Степан Шухевич, как близкий родственник Романа Шухевича - к тому времени члена Краевой экзекутивы ОУН, находился в приятельских отношениях с подпольщиками. Как отмечал Мартынец: "Цей - бувший отаман УГА - відзначався тим, що найбільш опікувався в'язнями поза розправою: він якнайскоріше знайомився з призначеним йому підсудним, найчастіше його відвідував, цікавився тюремним побутом в'язня, постійно готовий до інтервенції перед польською владою. Він був оборонцем в'язня не тільки на розправі, але й опікуном його перед нею й по ній, коли в'язень залишався далі в тюрмі".

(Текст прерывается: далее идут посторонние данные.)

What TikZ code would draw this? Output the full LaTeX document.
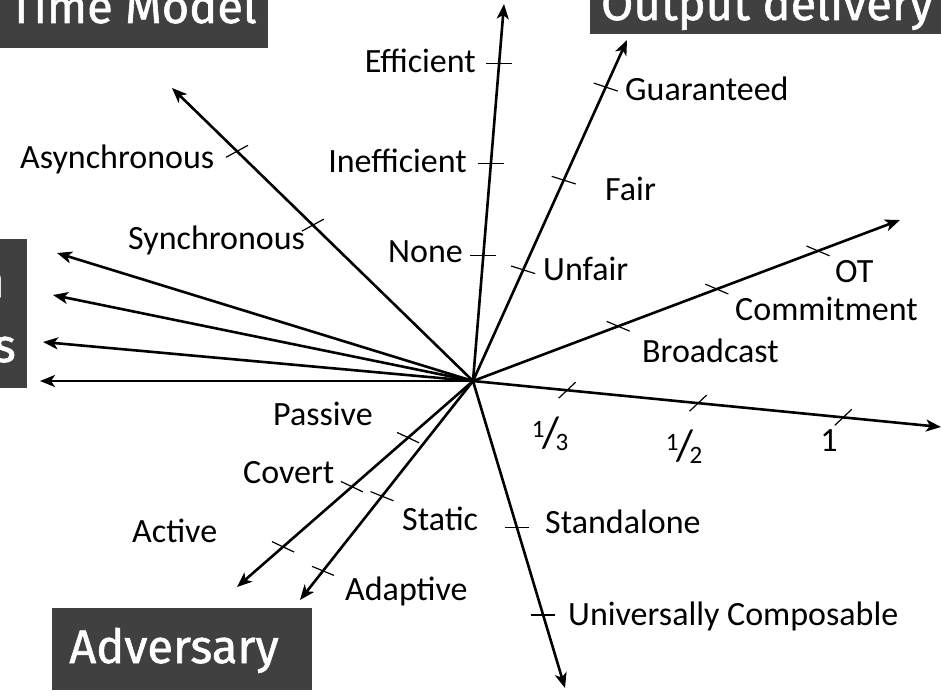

Шухевич считался одним из самых скрупулезных защитников: он тщательно и быстро изучал судебные дела и очень профессионально, хотя, возможно, и не так эффектно, выстраивал защиту.
Таким был и Старосольский, который вернулся из эмиграции из Чехословакии. Шухевич писал, что это "може, найкультурніший і найінтеліґентніший оборонець на цілу Польщу". А Мартынец добавлял: "Др. Старосольський мав особистий "шарм", що ним просто полонив своє оточення. Своїм тактом, своєю милою поведінкою, своїм м'яким голосом і всією своєю зовнішністю він мусів здобути собі симпатію кожного. Мені здається, що ця людина не була здатною образити чи вразити когось, навіть говорити піднесеним тоном або крикнути. Людина високої культури й освіти, ерудит на полі права, він і свої судові промови тримав на високому рівні й у свойому стилі. Він не напастував прокурора, він не атакував польську державу, він не кидав громів, ані не витискав сліз… Він атакував закон. І мав успіх".
Вероятно, что именно Старосольский отвечал за судопроизводство в ОУН, в чем его подозревала польская полиция. А однажды, после того как в прессе появилась информация о том, что кто-то из "меценасов" - Владимир Старосольский или Степан Шухевич - является казначеем ОУН, между присяжными и упомянутыми адвокатами в суде произошел куръезный диалог:
- "Пане меценасе, читались мо вчора в "Кур'єрку", що пан завідує касою організації. Розправа триває тепер уже так довго, ми маємо поважні матеріальні страти, може б, пан меценас виплатив нам з тої каси щось на скромну дієту?
- Панове трохи спізнилися. Не можу виплатити. Прецінь панове, напевно, вичитали там, що з уваги на брак довір'я до мене, я передав касу д-рові Старосольському. Прошу про те удатися до нього.
- Добре, добре, - сказав Старосольський, - доктор Шухевич віддав мені касу, але грошей не передав. Що ж зможу вам виплатити?.."
Шутка шуткой, но эти адвокаты, которым наиболее доверяло подполье и у которых было больше всего работы, в действительности находились в очень тяжелом финансовом положении. "Безперечно, ми зі Старосольським - мимо нашої тяжкої праці - хлептали біду", - писал Шухевич в воспоминаниях.
В истории украинского судопроизводства были и другие достойные адвокаты, но эти двое занимают особое место.